* [WHAT IS REQUIRED]: The material below holds pictures; leave them out and reproduce exactly the lines from the one with "Output the web" through the one with "const seriesValues = [program, institutional, retail, member];", inclusive.

>> BEGIN RECORDS TO USE

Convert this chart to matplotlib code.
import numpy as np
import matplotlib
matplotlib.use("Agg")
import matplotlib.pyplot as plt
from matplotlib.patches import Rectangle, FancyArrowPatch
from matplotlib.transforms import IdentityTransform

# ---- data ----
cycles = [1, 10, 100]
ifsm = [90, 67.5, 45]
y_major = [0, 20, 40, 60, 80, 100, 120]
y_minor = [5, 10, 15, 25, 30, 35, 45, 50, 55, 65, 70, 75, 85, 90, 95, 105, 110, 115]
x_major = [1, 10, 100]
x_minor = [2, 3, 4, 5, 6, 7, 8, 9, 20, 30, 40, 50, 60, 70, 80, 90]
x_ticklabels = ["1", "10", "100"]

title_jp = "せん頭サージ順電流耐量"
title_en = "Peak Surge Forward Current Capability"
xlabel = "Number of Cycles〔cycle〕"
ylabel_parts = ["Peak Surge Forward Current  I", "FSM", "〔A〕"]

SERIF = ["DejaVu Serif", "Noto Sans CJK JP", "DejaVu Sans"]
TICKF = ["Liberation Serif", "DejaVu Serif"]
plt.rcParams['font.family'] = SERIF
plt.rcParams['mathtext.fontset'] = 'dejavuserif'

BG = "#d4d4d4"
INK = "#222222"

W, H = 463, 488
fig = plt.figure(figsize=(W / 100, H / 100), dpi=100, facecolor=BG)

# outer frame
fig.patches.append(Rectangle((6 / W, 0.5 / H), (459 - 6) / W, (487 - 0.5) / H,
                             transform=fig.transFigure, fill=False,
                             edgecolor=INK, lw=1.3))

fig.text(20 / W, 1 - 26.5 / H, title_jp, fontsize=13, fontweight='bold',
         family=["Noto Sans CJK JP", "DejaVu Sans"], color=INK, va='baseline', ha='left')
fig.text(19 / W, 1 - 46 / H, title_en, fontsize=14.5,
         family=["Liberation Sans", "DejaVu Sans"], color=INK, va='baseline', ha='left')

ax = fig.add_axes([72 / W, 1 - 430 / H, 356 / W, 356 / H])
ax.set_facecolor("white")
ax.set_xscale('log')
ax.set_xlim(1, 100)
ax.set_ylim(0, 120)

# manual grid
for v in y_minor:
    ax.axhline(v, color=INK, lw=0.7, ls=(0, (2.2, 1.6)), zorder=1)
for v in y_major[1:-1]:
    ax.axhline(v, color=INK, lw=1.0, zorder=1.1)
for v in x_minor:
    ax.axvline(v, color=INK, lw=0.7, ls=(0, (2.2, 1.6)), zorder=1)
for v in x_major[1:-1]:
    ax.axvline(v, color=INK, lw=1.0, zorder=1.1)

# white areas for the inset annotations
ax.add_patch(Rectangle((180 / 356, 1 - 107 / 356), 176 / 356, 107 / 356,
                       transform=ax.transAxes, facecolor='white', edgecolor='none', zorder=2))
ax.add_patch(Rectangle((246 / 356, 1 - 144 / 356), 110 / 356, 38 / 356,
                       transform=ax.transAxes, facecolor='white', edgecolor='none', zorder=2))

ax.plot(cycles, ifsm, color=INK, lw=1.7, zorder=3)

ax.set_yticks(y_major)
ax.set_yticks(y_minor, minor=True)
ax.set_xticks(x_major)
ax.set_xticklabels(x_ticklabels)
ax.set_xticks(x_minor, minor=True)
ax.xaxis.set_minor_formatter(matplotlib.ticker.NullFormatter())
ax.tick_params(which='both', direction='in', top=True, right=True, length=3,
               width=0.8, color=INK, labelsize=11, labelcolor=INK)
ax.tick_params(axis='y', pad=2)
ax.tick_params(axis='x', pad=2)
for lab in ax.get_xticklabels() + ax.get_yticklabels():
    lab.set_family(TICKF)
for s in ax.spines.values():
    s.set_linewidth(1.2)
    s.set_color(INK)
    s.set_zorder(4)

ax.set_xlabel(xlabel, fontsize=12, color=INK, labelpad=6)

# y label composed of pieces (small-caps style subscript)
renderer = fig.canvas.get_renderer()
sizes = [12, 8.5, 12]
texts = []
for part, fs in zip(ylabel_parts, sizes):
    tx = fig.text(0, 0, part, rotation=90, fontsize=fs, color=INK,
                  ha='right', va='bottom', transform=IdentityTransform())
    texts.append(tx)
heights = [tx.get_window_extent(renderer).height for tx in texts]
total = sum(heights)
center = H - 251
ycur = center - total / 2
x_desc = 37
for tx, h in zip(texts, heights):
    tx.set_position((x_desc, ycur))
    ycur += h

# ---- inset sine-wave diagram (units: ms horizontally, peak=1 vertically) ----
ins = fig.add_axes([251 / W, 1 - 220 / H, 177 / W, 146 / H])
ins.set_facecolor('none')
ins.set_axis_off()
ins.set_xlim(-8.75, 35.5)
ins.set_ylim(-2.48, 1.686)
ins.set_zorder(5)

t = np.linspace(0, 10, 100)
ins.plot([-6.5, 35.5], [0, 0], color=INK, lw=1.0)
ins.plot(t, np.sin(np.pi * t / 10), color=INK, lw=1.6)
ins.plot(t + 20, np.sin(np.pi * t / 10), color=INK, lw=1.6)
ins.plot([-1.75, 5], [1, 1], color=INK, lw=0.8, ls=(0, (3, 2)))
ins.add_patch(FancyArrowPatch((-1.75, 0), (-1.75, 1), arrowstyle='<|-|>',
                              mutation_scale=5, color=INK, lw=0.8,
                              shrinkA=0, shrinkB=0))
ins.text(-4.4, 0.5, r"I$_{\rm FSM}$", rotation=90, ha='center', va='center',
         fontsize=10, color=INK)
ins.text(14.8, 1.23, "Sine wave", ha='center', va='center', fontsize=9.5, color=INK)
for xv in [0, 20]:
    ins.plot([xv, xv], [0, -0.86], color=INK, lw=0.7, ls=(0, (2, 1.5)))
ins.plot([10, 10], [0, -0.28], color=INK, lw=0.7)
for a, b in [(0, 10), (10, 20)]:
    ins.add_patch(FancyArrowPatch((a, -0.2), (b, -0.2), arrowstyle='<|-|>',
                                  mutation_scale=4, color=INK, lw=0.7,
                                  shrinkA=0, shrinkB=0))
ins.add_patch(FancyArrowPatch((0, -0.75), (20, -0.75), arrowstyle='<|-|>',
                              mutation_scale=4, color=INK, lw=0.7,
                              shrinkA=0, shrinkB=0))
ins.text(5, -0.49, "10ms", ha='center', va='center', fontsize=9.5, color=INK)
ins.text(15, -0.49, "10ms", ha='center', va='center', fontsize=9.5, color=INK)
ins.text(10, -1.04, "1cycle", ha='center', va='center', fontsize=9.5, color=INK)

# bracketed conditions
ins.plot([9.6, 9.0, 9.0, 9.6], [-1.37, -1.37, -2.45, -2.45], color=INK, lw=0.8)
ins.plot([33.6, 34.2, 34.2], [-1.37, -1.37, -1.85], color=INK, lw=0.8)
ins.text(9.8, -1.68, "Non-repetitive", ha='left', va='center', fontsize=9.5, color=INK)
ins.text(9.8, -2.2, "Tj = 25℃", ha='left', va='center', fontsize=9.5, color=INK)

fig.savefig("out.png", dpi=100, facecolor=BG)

>> END RECORDS TO USE
>> BEGIN RECORDS TO USE

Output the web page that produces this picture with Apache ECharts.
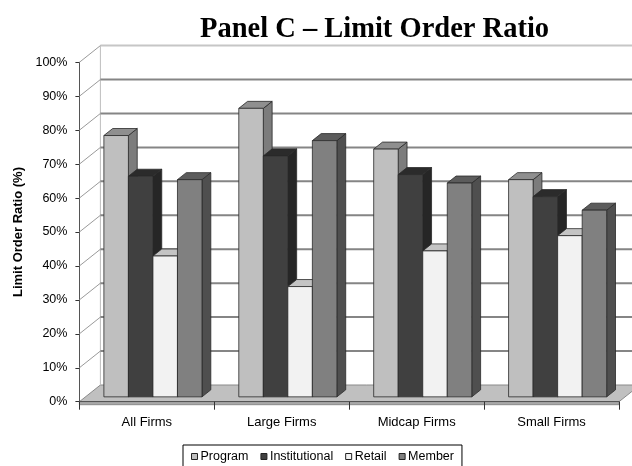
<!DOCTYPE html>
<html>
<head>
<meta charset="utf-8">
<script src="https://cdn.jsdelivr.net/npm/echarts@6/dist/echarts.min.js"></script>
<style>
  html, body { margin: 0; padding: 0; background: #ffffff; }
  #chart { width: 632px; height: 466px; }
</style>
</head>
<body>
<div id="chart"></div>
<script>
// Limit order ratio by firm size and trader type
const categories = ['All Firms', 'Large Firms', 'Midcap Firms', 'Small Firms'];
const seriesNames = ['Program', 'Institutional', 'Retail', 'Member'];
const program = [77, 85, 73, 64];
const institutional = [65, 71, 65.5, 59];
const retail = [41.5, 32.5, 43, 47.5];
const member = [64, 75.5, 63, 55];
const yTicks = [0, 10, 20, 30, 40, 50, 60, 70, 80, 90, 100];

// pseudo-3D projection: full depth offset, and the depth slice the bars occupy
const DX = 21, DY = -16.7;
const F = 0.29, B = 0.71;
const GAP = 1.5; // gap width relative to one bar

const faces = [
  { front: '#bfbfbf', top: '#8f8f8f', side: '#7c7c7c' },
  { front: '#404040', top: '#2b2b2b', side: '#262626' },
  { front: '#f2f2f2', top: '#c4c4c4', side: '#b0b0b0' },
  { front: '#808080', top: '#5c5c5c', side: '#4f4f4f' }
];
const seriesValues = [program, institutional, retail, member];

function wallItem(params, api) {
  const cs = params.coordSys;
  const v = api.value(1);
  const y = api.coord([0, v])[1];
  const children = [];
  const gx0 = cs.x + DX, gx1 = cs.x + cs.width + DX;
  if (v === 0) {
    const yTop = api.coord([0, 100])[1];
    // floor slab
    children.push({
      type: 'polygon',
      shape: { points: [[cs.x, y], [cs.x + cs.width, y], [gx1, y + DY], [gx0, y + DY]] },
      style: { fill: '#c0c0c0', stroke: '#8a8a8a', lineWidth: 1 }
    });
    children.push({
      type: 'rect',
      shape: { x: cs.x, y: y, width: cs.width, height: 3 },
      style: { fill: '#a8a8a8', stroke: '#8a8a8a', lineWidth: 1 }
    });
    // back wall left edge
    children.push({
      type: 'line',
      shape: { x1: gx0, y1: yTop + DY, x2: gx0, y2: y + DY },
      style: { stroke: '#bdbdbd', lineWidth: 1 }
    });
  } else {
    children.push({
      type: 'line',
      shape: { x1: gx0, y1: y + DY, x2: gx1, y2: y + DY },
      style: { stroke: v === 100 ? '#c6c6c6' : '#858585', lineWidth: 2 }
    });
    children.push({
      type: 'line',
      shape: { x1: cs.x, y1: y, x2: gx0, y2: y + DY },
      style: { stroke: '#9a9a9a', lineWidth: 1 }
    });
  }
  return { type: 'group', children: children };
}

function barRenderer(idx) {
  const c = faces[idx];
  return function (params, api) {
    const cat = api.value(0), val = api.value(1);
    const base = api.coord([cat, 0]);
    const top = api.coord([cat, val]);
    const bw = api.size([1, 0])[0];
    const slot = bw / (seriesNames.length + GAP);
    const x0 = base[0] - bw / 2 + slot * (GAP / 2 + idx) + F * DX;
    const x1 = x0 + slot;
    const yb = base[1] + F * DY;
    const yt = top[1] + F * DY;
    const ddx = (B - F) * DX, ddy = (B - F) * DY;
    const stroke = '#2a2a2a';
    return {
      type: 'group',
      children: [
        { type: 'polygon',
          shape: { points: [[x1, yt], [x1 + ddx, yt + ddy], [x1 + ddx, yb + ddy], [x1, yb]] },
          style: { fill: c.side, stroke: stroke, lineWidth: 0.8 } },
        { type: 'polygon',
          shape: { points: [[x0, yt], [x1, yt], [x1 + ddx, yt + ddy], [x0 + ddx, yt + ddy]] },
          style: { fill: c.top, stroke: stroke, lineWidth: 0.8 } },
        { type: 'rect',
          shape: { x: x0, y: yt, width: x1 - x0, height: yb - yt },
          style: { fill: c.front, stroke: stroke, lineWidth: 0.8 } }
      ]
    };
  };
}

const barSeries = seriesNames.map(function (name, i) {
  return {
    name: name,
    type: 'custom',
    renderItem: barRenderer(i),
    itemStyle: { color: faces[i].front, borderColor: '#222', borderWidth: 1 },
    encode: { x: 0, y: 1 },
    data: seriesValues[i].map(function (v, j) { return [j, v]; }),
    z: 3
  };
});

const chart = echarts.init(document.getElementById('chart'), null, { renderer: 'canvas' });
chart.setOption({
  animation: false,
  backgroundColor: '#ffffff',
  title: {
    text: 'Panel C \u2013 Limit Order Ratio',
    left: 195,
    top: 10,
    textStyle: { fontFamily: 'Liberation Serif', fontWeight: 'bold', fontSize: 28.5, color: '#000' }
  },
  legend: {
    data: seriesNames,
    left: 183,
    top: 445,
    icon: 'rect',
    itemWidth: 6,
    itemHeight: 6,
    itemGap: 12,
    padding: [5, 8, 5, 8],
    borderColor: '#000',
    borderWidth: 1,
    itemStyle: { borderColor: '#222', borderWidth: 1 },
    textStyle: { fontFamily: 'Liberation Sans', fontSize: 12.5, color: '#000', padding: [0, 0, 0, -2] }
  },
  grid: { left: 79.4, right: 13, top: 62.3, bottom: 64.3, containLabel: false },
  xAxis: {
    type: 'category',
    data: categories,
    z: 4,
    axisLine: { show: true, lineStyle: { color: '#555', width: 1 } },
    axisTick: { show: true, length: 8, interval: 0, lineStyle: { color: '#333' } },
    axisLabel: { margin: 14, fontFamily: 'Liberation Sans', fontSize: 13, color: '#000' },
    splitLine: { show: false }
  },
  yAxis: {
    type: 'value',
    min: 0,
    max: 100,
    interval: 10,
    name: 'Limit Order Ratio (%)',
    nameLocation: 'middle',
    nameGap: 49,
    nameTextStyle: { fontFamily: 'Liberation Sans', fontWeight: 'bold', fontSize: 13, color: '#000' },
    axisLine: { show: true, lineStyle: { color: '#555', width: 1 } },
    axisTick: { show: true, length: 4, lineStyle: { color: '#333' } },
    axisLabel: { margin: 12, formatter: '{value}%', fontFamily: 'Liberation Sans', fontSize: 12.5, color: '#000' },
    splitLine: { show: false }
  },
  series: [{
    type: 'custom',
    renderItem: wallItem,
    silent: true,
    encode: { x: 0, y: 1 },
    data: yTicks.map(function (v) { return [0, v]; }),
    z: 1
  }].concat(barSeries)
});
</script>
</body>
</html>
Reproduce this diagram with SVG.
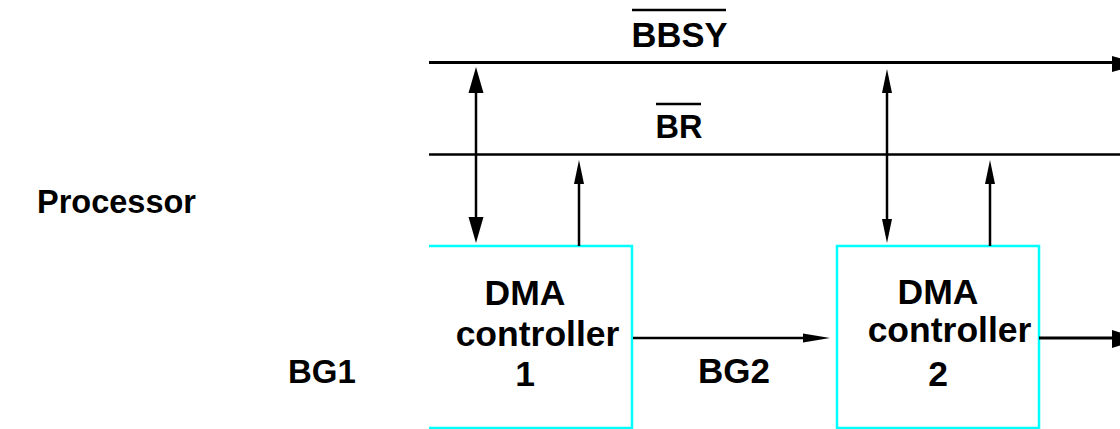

>> END RECORDS TO USE

* [ANSWER BELOW]:
Output the web page that produces this picture with Apache ECharts.
<!DOCTYPE html>
<html>
<head>
<meta charset="utf-8">
<script src="https://cdn.jsdelivr.net/npm/echarts@6/dist/echarts.min.js"></script>
<style>
  html, body { margin: 0; padding: 0; background: #ffffff; }
  #chart { width: 632px; height: 466px; }
</style>
</head>
<body>
<div id="chart"></div>
<script>
// Limit order ratio by firm size and trader type
const categories = ['All Firms', 'Large Firms', 'Midcap Firms', 'Small Firms'];
const seriesNames = ['Program', 'Institutional', 'Retail', 'Member'];
const program = [77, 85, 73, 64];
const institutional = [65, 71, 65.5, 59];
const retail = [41.5, 32.5, 43, 47.5];
const member = [64, 75.5, 63, 55];
const yTicks = [0, 10, 20, 30, 40, 50, 60, 70, 80, 90, 100];

// pseudo-3D projection: full depth offset, and the depth slice the bars occupy
const DX = 21, DY = -16.7;
const F = 0.29, B = 0.71;
const GAP = 1.5; // gap width relative to one bar

const faces = [
  { front: '#bfbfbf', top: '#8f8f8f', side: '#7c7c7c' },
  { front: '#404040', top: '#2b2b2b', side: '#262626' },
  { front: '#f2f2f2', top: '#c4c4c4', side: '#b0b0b0' },
  { front: '#808080', top: '#5c5c5c', side: '#4f4f4f' }
];
const seriesValues = [program, institutional, retail, member];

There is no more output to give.